Amaziah reminds us that the Lord doesn't take lightly when we don't give Him the credit that He is due. The Lord doesn't want anything to take our attention and our devotion from Him. How often do we try to implement and use the same dumb things that the world uses. We can see it doesn't work for them, we ask God to help us out, and then we go running back to the world's solutions? These things should not be so.
Uzziah shows us that no matter how wonderful we are, how Godly we may be, how good we might act, we can't do it all. Sometimes the best deacons get into their mind that they should be preachers, and they don't make good preachers because that wasn't the job that God had for them. Uzziah was a great king, but he wasn't to be a priest. We all have areas in life that God has given us, our own portion of the vineyard, so to speak, to work in and we are to do our very best - no matter how hard or easy the job, no matter how good or rough the ground, no matter if we receive praise or obscurity. We will only prosper when we are where God would have us to be. Hezekiah teaches us that pride in ourselves is empty. The Lord would take it all away, that His people couldn't have pride in themselves and what they had. Another of our hymns "Till then, nor is my boasting vain, till then I boast a Saviour slain" reminds us just as this story does that we have nothing in and of ourselves to boast in, but only in God alone (Jesus and Shall it Ever Be, sung to the tune of Corinth, LM). Additionally, I also see in him the lesson that we should be less concerned about not living to see punishment, but in striving to leave the world, our community, the Church, whatever area the Lord has given us to work, in a better situation for those who come after us. Why would we not take care of a little problem before it can take root, rather than let it go out of control and destroy those who come after us? Do we not rather desire to give our children good gifts rather than our messes to clean up?

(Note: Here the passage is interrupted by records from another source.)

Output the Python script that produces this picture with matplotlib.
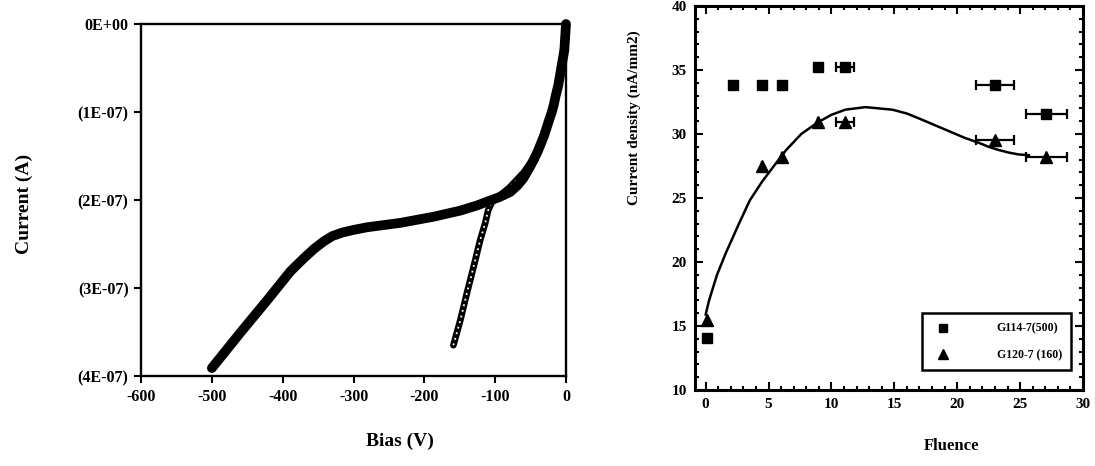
#coding:UTF-8
import numpy as np
import matplotlib
matplotlib.use('Agg')
import matplotlib.pyplot as plt
from matplotlib.ticker import MultipleLocator, FuncFormatter

# ---- left panel: I-V sweeps (bias in V, current in 1E-07 A) ----
bias_up = [-500, -460, -422, -389, -370, -355, -342, -330, -316, -300, -281, -234, -187, -149,
           -125, -112, -95, -79, -68, -60, -52, -46, -40, -36, -31, -27, -23, -20, -17, -15,
           -11, -8, -5, -2.4, 0]
curr_up = [-3.91, -3.51, -3.14, -2.81, -2.66, -2.55, -2.47, -2.41, -2.37, -2.34, -2.31, -2.26,
           -2.19, -2.12, -2.06, -2.02, -1.97, -1.91, -1.83, -1.75, -1.64, -1.55, -1.45, -1.37,
           -1.27, -1.17, -1.07, -1.00, -0.91, -0.83, -0.70, -0.56, -0.42, -0.30, 0]

bias_down = [0, -3, -6, -10, -14, -20, -30, -45, -60, -80, -95, -104.5,
             -110, -114, -121, -130.5, -140, -149, -159]
curr_down = [0, -0.22, -0.45, -0.66, -0.82, -1.02, -1.25, -1.52, -1.69, -1.86, -1.96, -2.02,
             -2.12, -2.26, -2.45, -2.76, -3.06, -3.36, -3.65]

yticks_left = [0, -1, -2, -3, -4]
xticks_left = [-600, -500, -400, -300, -200, -100, 0]

# ---- right panel: current density vs fluence ----
fl_sq = [0.13, 2.2, 4.5, 6.05, 8.9, 11.1, 23.0, 27.1]
jd_sq = [14.05, 33.8, 33.8, 33.8, 35.25, 35.2, 33.8, 31.6]
fl_tri = [0.13, 4.5, 6.1, 8.9, 11.1, 23.0, 27.1]
jd_tri = [15.5, 27.5, 28.2, 30.95, 30.95, 29.5, 28.2]
err_sq = [0, 0, 0, 0, 0, 0.7, 1.5, 1.65]
err_tri = [0, 0, 0, 0, 0.7, 1.5, 1.65]

fit_x = [0, 0.27, 0.9, 1.6, 2.65, 3.5, 4.5, 5.5, 6.4, 7.6, 8.9, 10.0, 11.1, 12.7,
         14.85, 16.0, 17.0, 18.2, 19.4, 20.6, 21.75, 22.5, 23.3, 24.1, 24.9, 25.7]
fit_y = [15.9, 17.0, 19.0, 20.7, 23.0, 24.8, 26.3, 27.6, 28.75, 30.0, 30.9, 31.5, 31.9, 32.1,
         31.9, 31.6, 31.2, 30.7, 30.2, 29.7, 29.3, 29.0, 28.75, 28.55, 28.4, 28.35]

labels_right = ['G114-7(500)', 'G120-7 (160)']

plt.rcParams['font.family'] = ['Liberation Serif', 'DejaVu Serif']
plt.rcParams['font.weight'] = 'bold'
plt.rcParams['axes.unicode_minus'] = False

fig = plt.figure(figsize=(10.95, 4.66), dpi=100)
ax1 = fig.add_axes([0.1288, 0.1931, 0.3881, 0.7554])
ax2 = fig.add_axes([0.6347, 0.1631, 0.3543, 0.8240])

# left: second sweep drawn under the first so only the branch shows its open circles
ax1.plot(bias_down, curr_down, color='black', linewidth=4.8, solid_capstyle='round',
         clip_on=False, zorder=2)
ax1.plot(bias_down, curr_down, color='white', linewidth=1.3, linestyle=(0, (1, 2.2)),
         clip_on=False, zorder=2.5)
ax1.plot(bias_up, curr_up, color='black', linewidth=7, solid_capstyle='round',
         solid_joinstyle='round', clip_on=False, zorder=3)
ax1.set_xlim(-600, 0)
ax1.set_ylim(-4, 0)
ax1.set_xticks(xticks_left)
ax1.set_yticks(yticks_left)

def cur_fmt(v, pos):
    n = int(round(-v))
    return '0E+00' if n == 0 else '(%dE-07)' % n

ax1.yaxis.set_major_formatter(FuncFormatter(cur_fmt))
ax1.tick_params(direction='out', length=5, width=1.5, labelsize=11.5, pad=4)
for s in ax1.spines.values():
    s.set_linewidth(1.7)
ax1.set_xlabel('Bias (V)', fontsize=14, fontweight='bold')
ax1.set_ylabel('Current (A)', fontsize=14, fontweight='bold')
ax1.xaxis.set_label_coords(0.61, -0.16)
ax1.yaxis.set_label_coords(-0.255, 0.49)

# right
ax2.plot(fit_x, fit_y, color='black', linewidth=1.8, zorder=2)
ax2.errorbar(fl_sq, jd_sq, xerr=err_sq, fmt='s', color='black', markersize=7,
             capsize=3.5, elinewidth=1.6, capthick=1.6, label=labels_right[0], zorder=3)
ax2.errorbar(fl_tri, jd_tri, xerr=err_tri, fmt='^', color='black', markersize=8,
             capsize=3.5, elinewidth=1.6, capthick=1.6, label=labels_right[1], zorder=3)
ax2.set_xlim(-0.85, 30)
ax2.set_ylim(10, 40)
ax2.xaxis.set_major_locator(MultipleLocator(5))
ax2.xaxis.set_minor_locator(MultipleLocator(1))
ax2.yaxis.set_major_locator(MultipleLocator(5))
ax2.yaxis.set_minor_locator(MultipleLocator(1))
ax2.tick_params(which='both', direction='in', top=True, right=True, width=1.5)
ax2.tick_params(which='major', length=6, labelsize=11, pad=6)
ax2.tick_params(which='minor', length=3)
for s in ax2.spines.values():
    s.set_linewidth(2.2)
ax2.set_xlabel('Fluence', fontsize=12, fontweight='bold')
ax2.set_ylabel('Current density (nA/mm2)', fontsize=11, fontweight='bold')
ax2.xaxis.set_label_coords(0.662, -0.125)
ax2.yaxis.set_label_coords(-0.14, 0.71)

handles, labs = ax2.get_legend_handles_labels()
handles = [h[0] for h in handles]
leg = ax2.legend(handles, labs, loc='lower right', bbox_to_anchor=(0.985, 0.036),
                 fontsize=8.5, handletextpad=3.5, labelspacing=1.2, borderpad=0.8,
                 fancybox=False, edgecolor='black', framealpha=1, markerscale=0.9)
leg.get_frame().set_linewidth(1.8)

plt.savefig('out.png', dpi=100)
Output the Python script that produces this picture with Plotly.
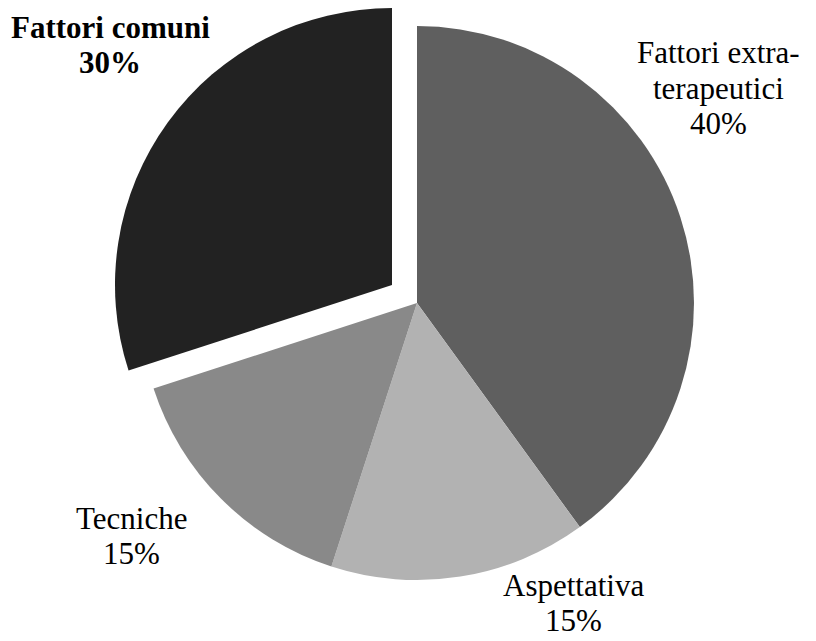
import plotly.graph_objects as go

# Data
labels = ["Fattori extra-terapeutici", "Aspettativa", "Tecniche", "Fattori comuni"]
label_lines = [["Fattori extra-", "terapeutici"], ["Aspettativa"], ["Tecniche"], ["Fattori comuni"]]
values = [40, 15, 15, 30]
colors = ["#5f5f5f", "#b2b2b2", "#898989", "#222222"]
exploded = "Fattori comuni"

W, H = 816, 641
OFF = 8  # page body offset
R = 277
center_main = (417 - OFF, 303 - OFF)
center_pulled = (392 - OFF, 285 - OFF)

# label position: x centre and y centre of each text line (pixels, reference coords)
label_pos = {
    "Fattori extra-terapeutici": (718, [52, 88, 123]),
    "Aspettativa": (573, [585, 620]),
    "Tecniche": (132, [518, 553]),
    "Fattori comuni": (110, [27, 62]),
}
bold = {"Fattori comuni"}
FONT = dict(family="Liberation Serif", size=31, color="#000000")


def domain(c):
    cx, cy = c
    return dict(x=[(cx - R) / W, (cx + R) / W], y=[1 - (cy + R) / H, 1 - (cy - R) / H])


transparent = "rgba(0,0,0,0)"
main_colors = [transparent if l == exploded else col for l, col in zip(labels, colors)]
pulled_colors = [col if l == exploded else transparent for l, col in zip(labels, colors)]

fig = go.Figure()
for cols, c in [(main_colors, center_main), (pulled_colors, center_pulled)]:
    fig.add_trace(go.Pie(
        labels=labels, values=values, sort=False, direction="clockwise", rotation=0,
        marker=dict(colors=cols, line=dict(width=0)),
        textinfo="none", hoverinfo="label+percent", showlegend=False,
        domain=domain(c),
    ))

annotations = []
for lab, lines, v in zip(labels, label_lines, values):
    x, ys = label_pos[lab]
    texts = lines + [f"{v}%"]
    for t, y in zip(texts, ys):
        if lab in bold:
            t = f"<b>{t}</b>"
        annotations.append(dict(
            x=(x - OFF) / W, y=1 - (y - OFF) / H, xref="paper", yref="paper", text=t,
            showarrow=False, xanchor="center", yanchor="middle", align="center", font=FONT,
        ))

fig.update_layout(
    width=W, height=H, margin=dict(l=0, r=0, t=0, b=0),
    paper_bgcolor="white", plot_bgcolor="white",
    annotations=annotations,
)
fig.write_html("out.html")
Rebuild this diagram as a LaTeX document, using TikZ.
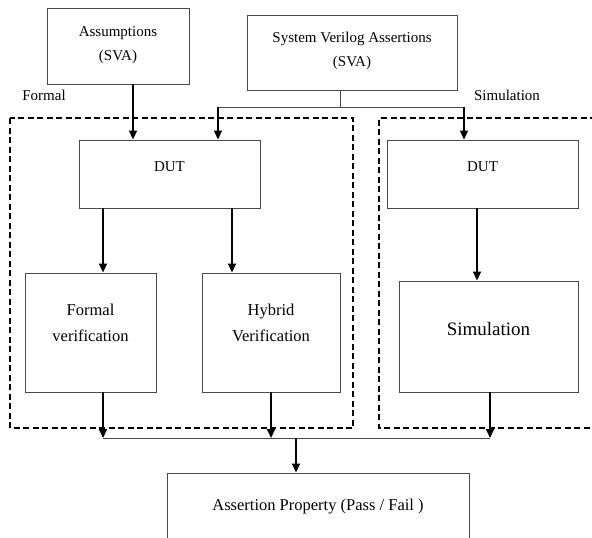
\documentclass[tikz,border=0pt]{standalone}
\usepackage{fontspec}
\setmainfont{Liberation Serif}
\usetikzlibrary{arrows.meta}
\definecolor{boxgray}{HTML}{4A4A4A}
\tikzset{
  box/.style={draw=boxgray, line width=0.9pt, fill=white, inner sep=0pt},
  lbl/.style={inner sep=0pt, align=center, font=\fontsize{15}{24}\selectfont},
  biglbl/.style={inner sep=0pt, align=center, font=\fontsize{16.5}{26}\selectfont},
  arr/.style={draw=black, line width=1.7pt, -{Triangle[length=9pt,width=8pt]}},
  thinarr/.style={draw=black, line width=1.2pt, -{Triangle[length=9pt,width=8pt]}},
  wire/.style={draw=boxgray, line width=0.9pt},
  dashbox/.style={draw=black, line width=1.8pt, dash pattern=on 6pt off 3.5pt},
}
\begin{document}
\begin{tikzpicture}[x=1pt,y=-1pt]
\useasboundingbox (0,0) rectangle (592,538);
% dashed regions
\draw[dashbox] (10,118) rectangle (353,428);
\draw[dashbox] (596,118) -- (379,118) -- (379,428) -- (596,428);
% boxes
\node[box, minimum width=142pt, minimum height=76pt] (assum) at (118,46) {};
\node[box, minimum width=210pt, minimum height=75pt] (sva) at (352,52.5) {};
\node[box, minimum width=181pt, minimum height=68pt] (dut1) at (169.5,174) {};
\node[box, minimum width=191pt, minimum height=68pt] (dut2) at (482.5,174) {};
\node[box, minimum width=131pt, minimum height=119pt] (fv) at (90.5,332.5) {};
\node[box, minimum width=138pt, minimum height=119pt] (hv) at (271,332.5) {};
\node[box, minimum width=179pt, minimum height=111pt] (sim) at (488.5,336.5) {};
\node[box, minimum width=302pt, minimum height=70pt] (ap) at (318,508) {};
% texts
\node[lbl] (tassum) at (118,45) {Assumptions\\(SVA)};
\node[lbl] (tsva) at (352,51) {System Verilog Assertions\\(SVA)};
\node[lbl] (tformal) at (44,95) {Formal};
\node[lbl] (tsimlab) at (507,95) {Simulation};
\node[lbl] (tdut1) at (169.5,167) {DUT};
\node[lbl] (tdut2) at (482.5,167) {DUT};
\node[biglbl] (tfv) at (90.5,323) {Formal\\verification};
\node[biglbl] (thv) at (271,323) {Hybrid\\Verification};
\node[inner sep=0pt, font=\fontsize{19}{24}\selectfont] (tsim) at (488.5,329) {Simulation};
\node[biglbl] (tap) at (318,507) {Assertion Property (Pass / Fail )};
% connectors top
\coordinate (svaj) at (340,107);
\coordinate (jl) at (218,107);
\coordinate (jr) at (464,107);
\draw[wire] (sva.south -| svaj) -- (svaj);
\draw[wire] (jl) -- (jr);
\draw[arr] (assum.south -| 133,0) -- (dut1.north -| 133,0);
\draw[thinarr] (jl) -- (dut1.north -| jl);
\draw[thinarr] (jr) -- (dut2.north -| jr);
% middle
\draw[arr] (dut1.south -| 103,0) -- (fv.north -| 103,0);
\draw[arr] (dut1.south -| 232,0) -- (hv.north -| 232,0);
\draw[arr] (dut2.south -| 477,0) -- (sim.north -| 477,0);
% bottom
\coordinate (bl) at (103,438);
\coordinate (bm1) at (271,438);
\coordinate (br) at (490,438);
\coordinate (bc) at (296,438);
\draw[arr] (fv.south -| bl) -- (bl);
\draw[arr] (hv.south -| bm1) -- (bm1);
\draw[arr] (sim.south -| br) -- (br);
\draw[wire] (bl) -- (br);
\draw[arr] (bc) -- (ap.north -| bc);
\end{tikzpicture}
\end{document}
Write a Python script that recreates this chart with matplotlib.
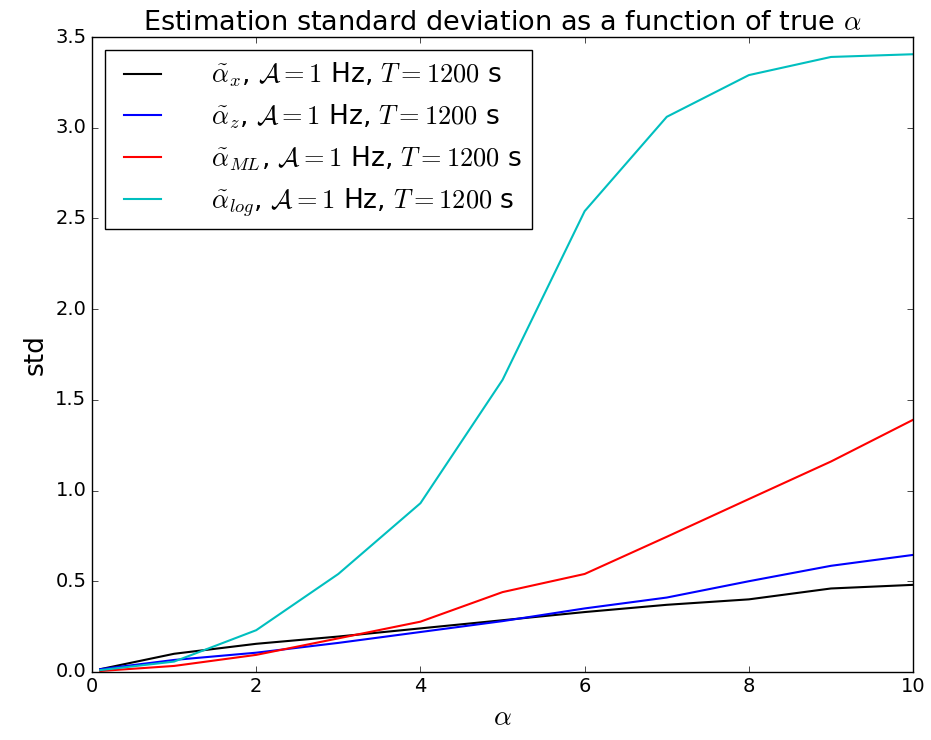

To me the story of Mannasah is one of the most beautiful, because it shows us that no matter how bad we are and how little we do to deserve it that God's grace is all sufficient. Mannasah wasn't trying to "get right" with God, he wasn't good enough, he was pretty rotten. Yet, the Lord loved him, and spoke to him. He even allowed Mannasah to return to his home and at that point he "knew that the LORD he was God." No matter what, the Lord can and will save His own. That is a great comfort to me, especially when I am reminded of my own many, shortcomings. And yet, how sad it is that it is only at the end of his life, that he understood and recognized God. When for 50 years he had lead the people astray and they didn't return from their errors. When others are watching us, whether that be ministers who have members looking to them or just as parents with little eyes watching us, we should remember the grave responsibility that we have to be sure that we aren't leading them away as Mannasah did (II Chronicles 33:9).
Finally Josiah is an example of true repentance. The Lord punishes us here in time for our actions. Just as I have to punish the kids because I don't want them to grow up and be the unruly and immoral folks we read about in the news, like those who shot a man because they were "bored." I often tell them I love them too much to let them behave that way. They don't understand it yet, I didn't at that age, but I do now. Like that old country song that makes me cry every time I hear it, I can see the "Love in Daddy's Hands". In the very same way our Heavenly Father loves us too much to let us behave anyway we want to. No matter what we do, we will always be His children, always within the palm of His hand, but we can miss out on the blessings He has for us here in this life when we don't live the way that He instructs. Likewise, when we repent, as Josiah did, and seek to follow Him, he will bless us for our efforts. I one time heard a minister at the Mt. Zion Association say that Josiah experienced an "Indian Summer" so to speak. Summer was gone, and nothing was changing the fact that winter was coming, but his repentance and faithfulness delayed the coming judgement, just as you can get that last glimpse of summer late, before the cold winds set in. The Lord can always ease our burdens, we just need to go to Him sooner and more often.
Sorry for the length on this post, but I just had to share all the beautiful things I've seen over the last few months in my reading.
Sorry for the length on this post, but I just had to share all the beautiful things I've seen over the last few months in my reading.